Closing the Loop on Category Theory: Polymorphism, Currying, and More
Oct 02, 2013/
On September 18, I traveled to St. Louis, MO to give a talk at Strange Loop, an annual developer's conference. Strange Loop is reputed to be one of the most exciting and thought-provoking conferences about programming. Unlike many conferences, Strange Loop is unique in that it doesn't focus on a particular programming language or style. Instead, the talks vary widely in content and scope. For example, talks at this year's conference ranged in topic from "Spores: Distributable Functions in Scala" to "Programming a 144-Computer Chip to Minimize Power" to "Learn fun and Playfun: A Nintendo Automation." (Video recordings of all talks will be posted online throughout the next few months.)
Since I come to programming with a background in mathematics, I decided to give a talk on a field in math that relates deeply to programming: Category Theory. Specifically, I presented a handful of examples showing how Category Theory provides us with the tools and vocabulary to abstract the idea of a transformation from one function to another. I find abstraction fascinating, since the ability to abstract an idea allows one to see how it connects with other ideas in ways that might not be immediately obvious. Hence I called my talk "Category Theory: An Abstraction for Anything.

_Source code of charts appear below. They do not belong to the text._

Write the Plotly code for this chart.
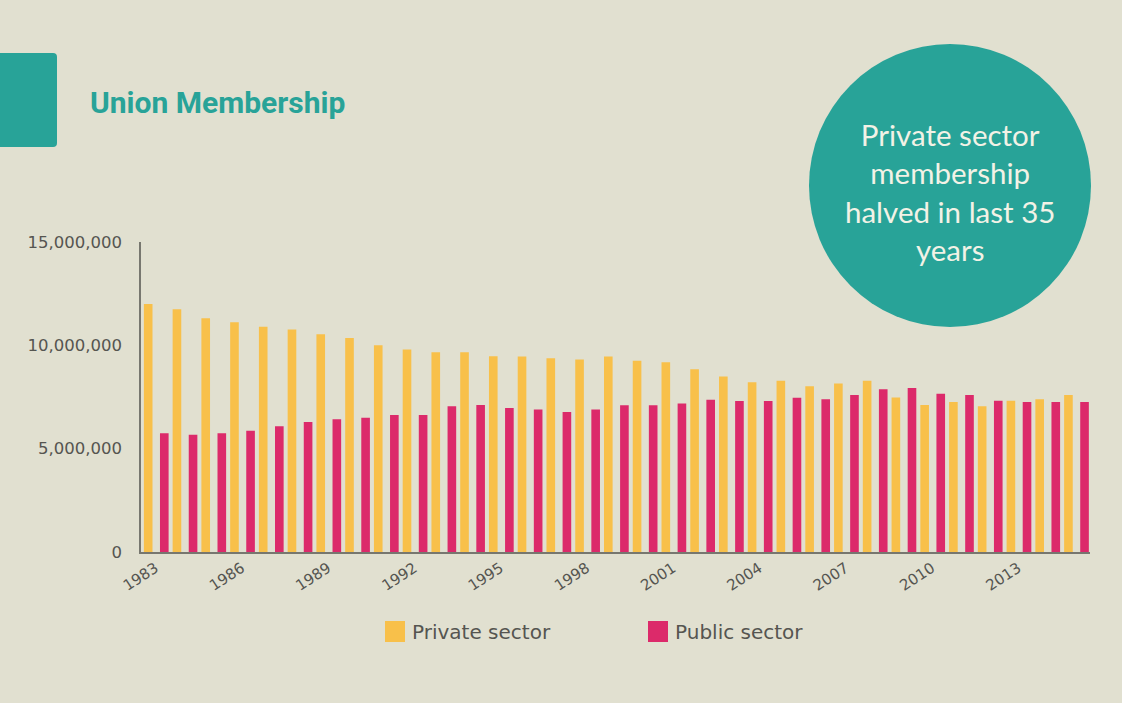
import plotly.graph_objects as go

years = list(range(1983, 2016))
private_sector = [12.00, 11.74, 11.31, 11.12, 10.90, 10.77, 10.54, 10.35, 10.00, 9.80,
                  9.67, 9.67, 9.47, 9.46, 9.38, 9.31, 9.46, 9.25, 9.18, 8.84,
                  8.49, 8.21, 8.29, 8.02, 8.15, 8.29, 7.47, 7.11, 7.26, 7.05,
                  7.32, 7.39, 7.60]
public_sector = [5.74, 5.67, 5.74, 5.87, 6.09, 6.29, 6.42, 6.50, 6.63, 6.63,
                 7.05, 7.11, 6.97, 6.90, 6.77, 6.90, 7.10, 7.10, 7.18, 7.37,
                 7.31, 7.31, 7.46, 7.39, 7.60, 7.87, 7.94, 7.66, 7.60, 7.32,
                 7.26, 7.26, 7.26]
private_vals = [v * 1e6 for v in private_sector]
public_vals = [v * 1e6 for v in public_sector]
tick_years = [1983, 1986, 1989, 1992, 1995, 1998, 2001, 2004, 2007, 2010, 2013]
y_ticks = [0, 5000000, 10000000, 15000000]
y_tick_labels = ["0", "5,000,000", "10,000,000", "15,000,000"]

BG = "#e1e0d0"
TEAL = "#28a398"
YELLOW = "#f8c04a"
PINK = "#dc2a6a"
TEXT = "#555550"

fig = go.Figure()
fig.add_trace(go.Bar(x=years, y=private_vals, name="Private sector",
                     marker=dict(color=YELLOW, line=dict(width=0)),
                     offset=-0.40, width=0.30, showlegend=False))
fig.add_trace(go.Bar(x=years, y=public_vals, name="Public sector",
                     marker=dict(color=PINK, line=dict(width=0)),
                     offset=0.16, width=0.30, showlegend=False))

fig.update_layout(
    width=1122, height=703,
    paper_bgcolor=BG, plot_bgcolor=BG,
    margin=dict(l=141, r=32, t=242, b=151, pad=0),
    barmode="overlay",
    showlegend=False,
    font=dict(family="DejaVu Sans, sans-serif", color=TEXT),
    xaxis=dict(range=[1982.5, 2015.5], tickvals=tick_years,
               ticktext=[str(y) for y in tick_years], tickangle=-33,
               showgrid=False, zeroline=False, showline=True,
               linecolor="#77776f", linewidth=1.5, ticks="",
               ticklabelstandoff=0,
               tickfont=dict(family="DejaVu Sans, sans-serif", size=15, color=TEXT),
               fixedrange=True),
    yaxis=dict(range=[0, 15000000], tickvals=y_ticks, ticktext=y_tick_labels,
               showgrid=False, zeroline=False, showline=True,
               linecolor="#77776f", linewidth=1.5, ticks="",
               ticklabelstandoff=14,
               tickfont=dict(family="DejaVu Sans, sans-serif", size=16.5, color=TEXT),
               fixedrange=True),
)

pw, ph = 1122 - 141 - 32, 703 - 242 - 151

def px(x):
    return (x - 141) / pw

def py(y):
    return (703 - 151 - y) / ph

# left teal tab with rounded right corners (paper coords path)
r = 4
x0, x1, yt, yb = -5, 57, 53, 147
tab_path = (f"M {px(x0)} {py(yt)} L {px(x1 - r)} {py(yt)} "
            f"Q {px(x1)} {py(yt)} {px(x1)} {py(yt + r)} "
            f"L {px(x1)} {py(yb - r)} Q {px(x1)} {py(yb)} {px(x1 - r)} {py(yb)} "
            f"L {px(x0)} {py(yb)} Z")
fig.add_shape(type="path", xref="paper", yref="paper", path=tab_path,
              fillcolor=TEAL, line=dict(width=0), layer="above")
fig.add_shape(type="circle", xref="paper", yref="paper",
              x0=px(809), x1=px(1091), y0=py(327), y1=py(44),
              fillcolor=TEAL, line=dict(width=0), layer="above")
# legend swatches
fig.add_shape(type="rect", xref="paper", yref="paper",
              x0=px(385), x1=px(405), y0=py(642), y1=py(621),
              fillcolor=YELLOW, line=dict(width=0))
fig.add_shape(type="rect", xref="paper", yref="paper",
              x0=px(648), x1=px(668), y0=py(642), y1=py(621),
              fillcolor=PINK, line=dict(width=0))

fig.add_annotation(xref="paper", yref="paper", x=px(88), y=py(102),
                   xanchor="left", yanchor="middle", showarrow=False,
                   text="<b>Union Membership</b>",
                   font=dict(family="Roboto, sans-serif", size=30, color=TEAL))
fig.add_annotation(xref="paper", yref="paper", x=px(950), y=py(192),
                   xanchor="center", yanchor="middle", showarrow=False,
                   text="Private sector<br>membership<br>halved in last 35<br>years",
                   align="center",
                   font=dict(family="Lato, sans-serif", size=29.5, color="#f2f2e6"))
fig.add_annotation(xref="paper", yref="paper", x=px(410), y=py(632),
                   xanchor="left", yanchor="middle", showarrow=False,
                   text="Private sector",
                   font=dict(family="DejaVu Sans, sans-serif", size=20, color=TEXT))
fig.add_annotation(xref="paper", yref="paper", x=px(673), y=py(632),
                   xanchor="left", yanchor="middle", showarrow=False,
                   text="Public sector",
                   font=dict(family="DejaVu Sans, sans-serif", size=20, color=TEXT))

fig.write_html("out.html")
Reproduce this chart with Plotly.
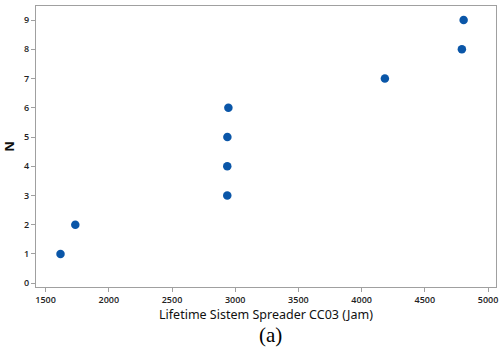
import plotly.graph_objects as go

lifetime = [1618, 1735, 2937, 2937, 2938, 2946, 4184, 4793, 4807]
n_rank = [1, 2, 3, 4, 5, 6, 7, 8, 9]
x_ticks = [1500, 2000, 2500, 3000, 3500, 4000, 4500, 5000]
y_ticks = [0, 1, 2, 3, 4, 5, 6, 7, 8, 9]

fig = go.Figure()
fig.add_trace(go.Scatter(
    x=lifetime, y=n_rank, mode="markers",
    marker=dict(size=8.5, color="#0a56a8"),
    showlegend=False,
))

axis_common = dict(
    showline=True, linecolor="#a0a0a0", linewidth=1, mirror=True,
    ticks="outside", ticklen=4, tickcolor="#a0a0a0",
    showgrid=False, zeroline=False,
    tickfont=dict(family="Open Sans", size=9, color="#222", weight=600),
    ticklabeloverflow="allow",
)

fig.update_layout(
    width=501, height=350,
    margin=dict(l=36, r=3, t=6, b=63),
    plot_bgcolor="white", paper_bgcolor="white",
    xaxis=dict(
        range=[1424, 5063], tickvals=x_ticks,
        title=dict(text="Lifetime Sistem Spreader CC03 (Jam)", standoff=5,
                   font=dict(family="Noto Sans", size=12.5, color="#111")),
        **axis_common,
    ),
    yaxis=dict(
        range=[-0.13, 9.48], tickvals=y_ticks,
        title=dict(text="<b>N</b>", standoff=9,
                   font=dict(family="Noto Sans", size=13, color="#111")),
        **axis_common,
    ),
    annotations=[dict(
        text="(a)", x=0.51, y=-0.172, xref="paper", yref="paper",
        xanchor="center", yanchor="middle", showarrow=False,
        font=dict(family="Liberation Serif", size=21, color="#000"),
    )],
)

fig.write_html("out.html")
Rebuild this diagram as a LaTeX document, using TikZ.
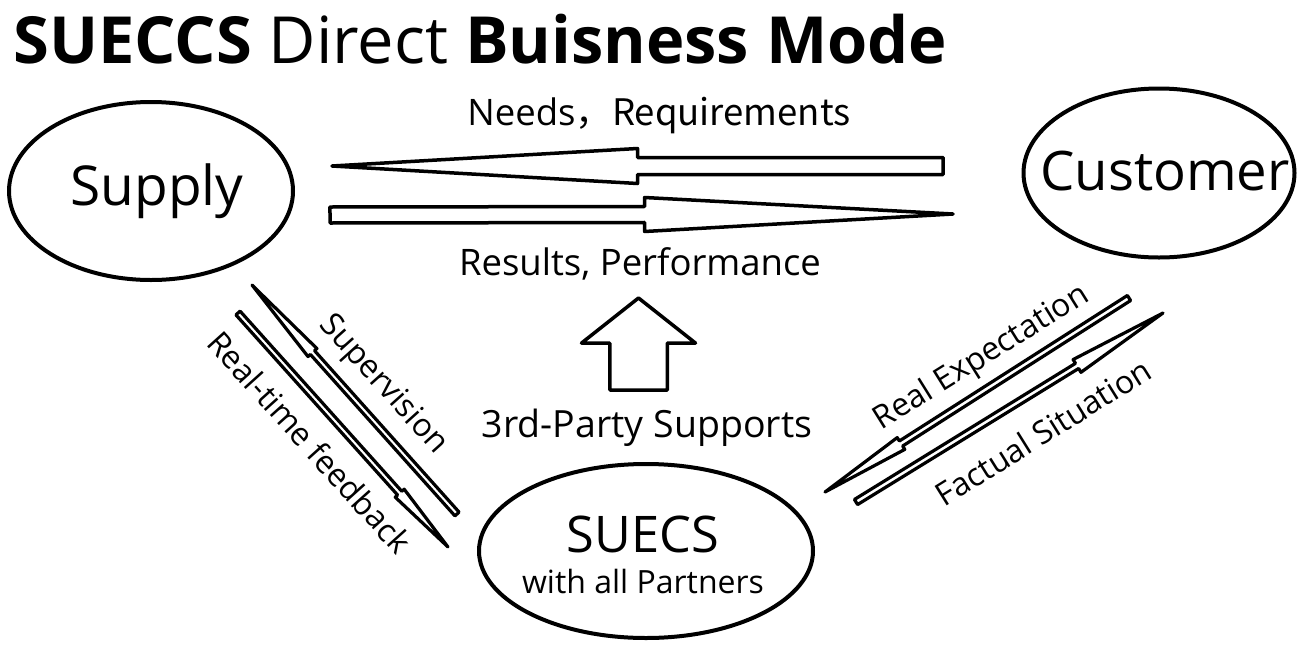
\documentclass[tikz,border=0pt]{standalone}
\usepackage{fontspec}
\setmainfont{Open Sans}
\newfontfamily\cjk{Noto Sans CJK SC}
\usetikzlibrary{shapes.geometric,calc}
\begin{document}
\begin{tikzpicture}[x=1pt,y=-1pt,line join=round,line cap=round,
    oval/.style={draw,ellipse,line width=4pt,inner sep=0pt},
    blockarr/.style={draw,line width=3.5pt},
    thinarr/.style={line width=3.2pt},
    lbl/.style={inner sep=0pt,anchor=base}]
    \useasboundingbox (0,0) rectangle (1307,651);
    \def\fs#1{\fontsize{#1}{#1}\selectfont}
    % #1 style, #2 tail, #3 tip, #4 where the head starts, #5 shaft, #6 head
    \def\blockarrow#1#2#3#4#5#6{\coordinate (#2h) at ($(#2)!#4!(#3)$);
      \draw[blockarr,#1] ($(#2)!#5!90:(#3)$)--($(#2h)!#5!90:(#3)$)--($(#2h)!#6!90:(#3)$)--(#3)
        --($(#2h)!#6!-90:(#3)$)--($(#2h)!#5!-90:(#3)$)--($(#2)!#5!-90:(#3)$)--cycle;}
    \node[lbl,anchor=base west,font=\fs{65}] (title) at (13,63) {\textbf{SUECCS} Direct \textbf{Buisness Mode}};
    \node[oval,minimum width=284pt,minimum height=178pt,label={[font=\fs{55},xshift=6pt]center:Supply}] (supply) at (151,191) {};
    \node[oval,minimum width=271pt,minimum height=169pt,label={[font=\fs{54.5},xshift=6pt,yshift=2pt]center:Customer}] (customer) at (1159,173) {};
    \node[oval,minimum width=334pt,minimum height=174pt,
      label={[align=center,font=\fs{50.5},xshift=-3pt,yshift=-4pt]center:{SUECS\\[-9pt]{\fs{32}with all Partners}}}] (suecs) at (646,551) {};
    \node[lbl,font=\fs{36.5}] (needs) at (659,125) {Needs\cjk{，}Requirements};
    \node[lbl,font=\fs{36.5}] (results) at (640,275) {Results, Performance};
    \node[lbl,font=\fs{37.5}] (third) at (647,437) {3rd-Party Supports};
    \node[font=\fs{32},rotate=-48] (supervision) at (383,385) {Supervision};
    \node[font=\fs{32},rotate=-48] (feedback) at (310,442) {Real-time feedback};
    \node[font=\fs{32},rotate=32] (expectation) at (982,358) {Real Expectation};
    \node[font=\fs{32},rotate=32] (factual) at (1043,432) {Factual Situation};
    % block arrows
    \coordinate (needsA) at (943,166); \coordinate (needsB) at (332,166);
    \coordinate (resultsA) at (330,215); \coordinate (resultsB) at (953,214);
    \coordinate (thirdA) at (638.5,390); \coordinate (thirdB) at (638.5,298);
    \coordinate (supA) at (457,514); \coordinate (supB) at (252,285);
    \coordinate (fbA) at (238,313); \coordinate (fbB) at (448,547);
    \coordinate (expA) at (1129,298); \coordinate (expB) at (825,492);
    \coordinate (facA) at (856,502); \coordinate (facB) at (1163,313);
    \blockarrow{}{needsA}{needsB}{0.5}{8.5pt}{17.5pt}
    \blockarrow{}{resultsA}{resultsB}{0.505}{8pt}{17pt}
    \blockarrow{}{thirdA}{thirdB}{0.51}{28.75pt}{57pt}
    \blockarrow{thinarr}{supA}{supB}{0.705}{2.8pt}{6pt}
    \blockarrow{thinarr}{fbA}{fbB}{0.77}{2.8pt}{6pt}
    \blockarrow{thinarr}{expA}{expB}{0.75}{3pt}{7pt}
    \blockarrow{thinarr}{facA}{facB}{0.72}{3pt}{7.5pt}
\end{tikzpicture}
\end{document}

My first example of a category was a git merge history graph. In a directed acyclic graph of git commits, the commits become objects in the category, while the parent-child relationships between them become the morphisms. With this structure in mind, one can categorize the structure of their git history.
Next I dove into some more profound category theory: functors. A functor provides a way to transform one category into another (or back into itself). For example, you can transform the category of all graphs to the category of all sets, by simply "forgetting" the graph structure, and only retaining the nodes. This is an example of a forgetful functor.
Additionally, I wanted to include a categorical explanation of a couple common ideas in programming: currying and polymorphism. These two concepts each serve as an example of a natural transformation, which is a mapping from one functor to another. Currying (also known as schonfinkelzation) is the transformation of function of two arguments into a function of one argument that returns a second function of one argument. Specifically, currying is the transformation from all functions of the form ((A x B) -> C) to all functions of the form (A -> (B -> C)). Secondly, in a polymorphism (see example below), one abstracts over a type so that the user chooses the type at the call site. This flexibility in the type lets one transform, say, a Scala Option to a Scala List.
In short, morphisms map objects within a category, functors map one category to another, and natural transformations map one functor to another. In this way, the abstractions in Category Theory order themselves into a hierarchy, with one abstraction utilizing another.
Overall, Strange Loop was filled with bold and thoughtful talks, including a keynote by the author Douglas Hofstadter, who coined the term "strange loop" in his book Gödel, Escher, Bach. Add in the adventurous conference party at the St. Louis City Museum, and the hundreds of conference attendees who were each willing to share valuable knowledge about their specific domain, and without a doubt, this combination makes for a stimulating experience in “the Loop.”